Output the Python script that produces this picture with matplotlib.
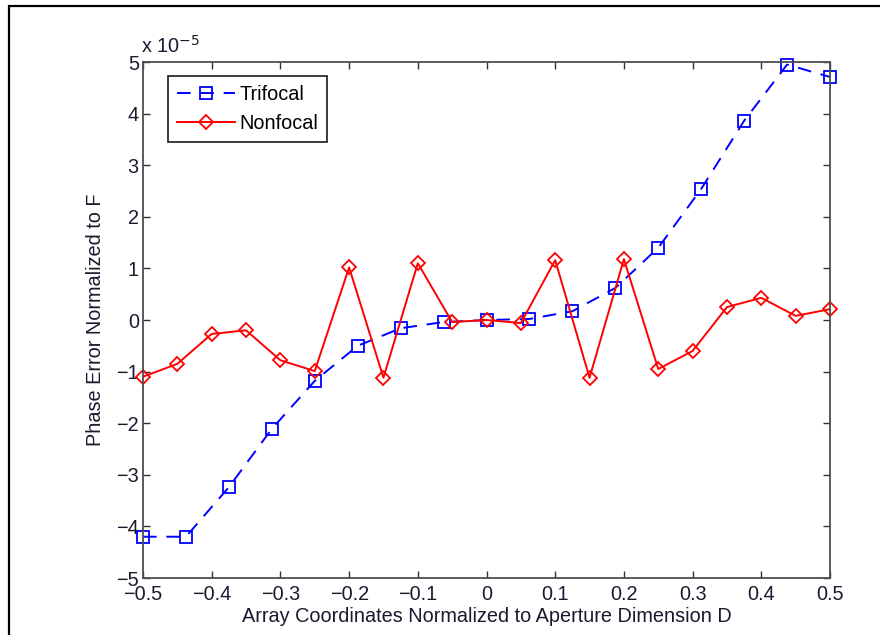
import matplotlib
matplotlib.use('Agg')
from matplotlib import pyplot as plt
from matplotlib.patches import Rectangle

plt.rcParams['font.family'] = ['Liberation Sans', 'DejaVu Sans']
plt.rcParams['axes.unicode_minus'] = True

# Data (values in units of 1e-5)
x_tri = [-0.5, -0.4375, -0.375, -0.3125, -0.25, -0.1875, -0.125, -0.0625, 0.0,
         0.0625, 0.125, 0.1875, 0.25, 0.3125, 0.375, 0.4375, 0.5]
y_tri = [-4.2, -4.2, -3.24, -2.11, -1.18, -0.5, -0.16, -0.04, 0.0,
         0.02, 0.17, 0.62, 1.4, 2.54, 3.86, 4.95, 4.71]

x_non = [-0.5, -0.45, -0.4, -0.35, -0.3, -0.25, -0.2, -0.15, -0.1, -0.05, 0.0,
         0.05, 0.1, 0.15, 0.2, 0.25, 0.3, 0.35, 0.4, 0.45, 0.5]
y_non = [-1.1, -0.85, -0.27, -0.2, -0.78, -0.99, 1.02, -1.12, 1.1, -0.04, 0.0,
         -0.06, 1.16, -1.12, 1.18, -0.95, -0.6, 0.25, 0.43, 0.08, 0.21]

xticks = [-0.5, -0.4, -0.3, -0.2, -0.1, 0, 0.1, 0.2, 0.3, 0.4, 0.5]
xticklabels = ['-0.5', '-0.4', '-0.3', '-0.2', '-0.1', '0', '0.1', '0.2', '0.3', '0.4', '0.5']
yticks = [-5, -4, -3, -2, -1, 0, 1, 2, 3, 4, 5]

fs = 14.3
fig = plt.figure(figsize=(8.8, 6.35), dpi=100)
ax = fig.add_axes([143/880, 1-578/635, (830-143)/880, (578-62)/635])

ax.plot(x_tri, y_tri, color='#0000ff', ls=(0, (7, 5)), lw=1.4, marker='s', ms=9,
        mfc='none', mec='#0000ff', mew=1.3, label='Trifocal', clip_on=False)
ax.plot(x_non, y_non, color='#ff0000', ls='-', lw=1.4, marker='D', ms=7.5,
        mfc='none', mec='#ff0000', mew=1.3, label='Nonfocal', clip_on=False)

ax.set_xlim(-0.5, 0.5)
ax.set_ylim(-5, 5)
ax.set_xticks(xticks)
ax.set_xticklabels([l.replace('-', '\u2212') for l in xticklabels])
ax.set_yticks(yticks)
ax.set_yticklabels([str(v).replace('-', '\u2212') for v in yticks])
ax.tick_params(direction='in', length=5, width=1, top=True, right=True,
               labelsize=fs, colors='0.2', labelcolor='#1a1a2e')
ax.tick_params(axis='x', pad=5)
ax.tick_params(axis='y', pad=3)
for s in ax.spines.values():
    s.set_color('0.3')
    s.set_linewidth(1.3)

ax.set_xlabel('Array Coordinates Normalized to Aperture Dimension D', fontsize=fs,
              color='#1a1a2e', labelpad=2)
ax.set_ylabel('Phase Error Normalized to F', fontsize=fs, color='#1a1a2e', labelpad=8)

fig.text(141/880, 1-46/635, r'x 10$^{-5}$', fontsize=fs, color='#1a1a2e',
         ha='left', va='center')

leg = ax.legend(loc='upper left', bbox_to_anchor=(25/687, 1-14/516), fontsize=fs,
                frameon=True, fancybox=False, edgecolor='0.1', framealpha=1,
                handlelength=2.9, handletextpad=0.25, borderpad=0.45,
                labelspacing=0.5, borderaxespad=0)
leg.get_frame().set_linewidth(1.2)

# outer frame
fig.add_artist(Rectangle((9/880, -0.1), 1.2, 1.1 - 6/635, transform=fig.transFigure,
                         fill=False, edgecolor='black', lw=1.6))

fig.savefig('out.png', dpi=100)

#####

_REQUIRED TASK_
Leave out the pictures and copy the rest of the material above exactly.

_WRITTEN REPLY_
Output the Python script that produces this picture with matplotlib.
import matplotlib
matplotlib.use('Agg')
from matplotlib import pyplot as plt
from matplotlib.patches import Rectangle

plt.rcParams['font.family'] = ['Liberation Sans', 'DejaVu Sans']
plt.rcParams['axes.unicode_minus'] = True

# Data (values in units of 1e-5)
x_tri = [-0.5, -0.4375, -0.375, -0.3125, -0.25, -0.1875, -0.125, -0.0625, 0.0,
         0.0625, 0.125, 0.1875, 0.25, 0.3125, 0.375, 0.4375, 0.5]
y_tri = [-4.2, -4.2, -3.24, -2.11, -1.18, -0.5, -0.16, -0.04, 0.0,
         0.02, 0.17, 0.62, 1.4, 2.54, 3.86, 4.95, 4.71]

x_non = [-0.5, -0.45, -0.4, -0.35, -0.3, -0.25, -0.2, -0.15, -0.1, -0.05, 0.0,
         0.05, 0.1, 0.15, 0.2, 0.25, 0.3, 0.35, 0.4, 0.45, 0.5]
y_non = [-1.1, -0.85, -0.27, -0.2, -0.78, -0.99, 1.02, -1.12, 1.1, -0.04, 0.0,
         -0.06, 1.16, -1.12, 1.18, -0.95, -0.6, 0.25, 0.43, 0.08, 0.21]

xticks = [-0.5, -0.4, -0.3, -0.2, -0.1, 0, 0.1, 0.2, 0.3, 0.4, 0.5]
xticklabels = ['-0.5', '-0.4', '-0.3', '-0.2', '-0.1', '0', '0.1', '0.2', '0.3', '0.4', '0.5']
yticks = [-5, -4, -3, -2, -1, 0, 1, 2, 3, 4, 5]

fs = 14.3
fig = plt.figure(figsize=(8.8, 6.35), dpi=100)
ax = fig.add_axes([143/880, 1-578/635, (830-143)/880, (578-62)/635])

ax.plot(x_tri, y_tri, color='#0000ff', ls=(0, (7, 5)), lw=1.4, marker='s', ms=9,
        mfc='none', mec='#0000ff', mew=1.3, label='Trifocal', clip_on=False)
ax.plot(x_non, y_non, color='#ff0000', ls='-', lw=1.4, marker='D', ms=7.5,
        mfc='none', mec='#ff0000', mew=1.3, label='Nonfocal', clip_on=False)

ax.set_xlim(-0.5, 0.5)
ax.set_ylim(-5, 5)
ax.set_xticks(xticks)
ax.set_xticklabels([l.replace('-', '\u2212') for l in xticklabels])
ax.set_yticks(yticks)
ax.set_yticklabels([str(v).replace('-', '\u2212') for v in yticks])
ax.tick_params(direction='in', length=5, width=1, top=True, right=True,
               labelsize=fs, colors='0.2', labelcolor='#1a1a2e')
ax.tick_params(axis='x', pad=5)
ax.tick_params(axis='y', pad=3)
for s in ax.spines.values():
    s.set_color('0.3')
    s.set_linewidth(1.3)

ax.set_xlabel('Array Coordinates Normalized to Aperture Dimension D', fontsize=fs,
              color='#1a1a2e', labelpad=2)
ax.set_ylabel('Phase Error Normalized to F', fontsize=fs, color='#1a1a2e', labelpad=8)

fig.text(141/880, 1-46/635, r'x 10$^{-5}$', fontsize=fs, color='#1a1a2e',
         ha='left', va='center')

leg = ax.legend(loc='upper left', bbox_to_anchor=(25/687, 1-14/516), fontsize=fs,
                frameon=True, fancybox=False, edgecolor='0.1', framealpha=1,
                handlelength=2.9, handletextpad=0.25, borderpad=0.45,
                labelspacing=0.5, borderaxespad=0)
leg.get_frame().set_linewidth(1.2)

# outer frame
fig.add_artist(Rectangle((9/880, -0.1), 1.2, 1.1 - 6/635, transform=fig.transFigure,
                         fill=False, edgecolor='black', lw=1.6))

fig.savefig('out.png', dpi=100)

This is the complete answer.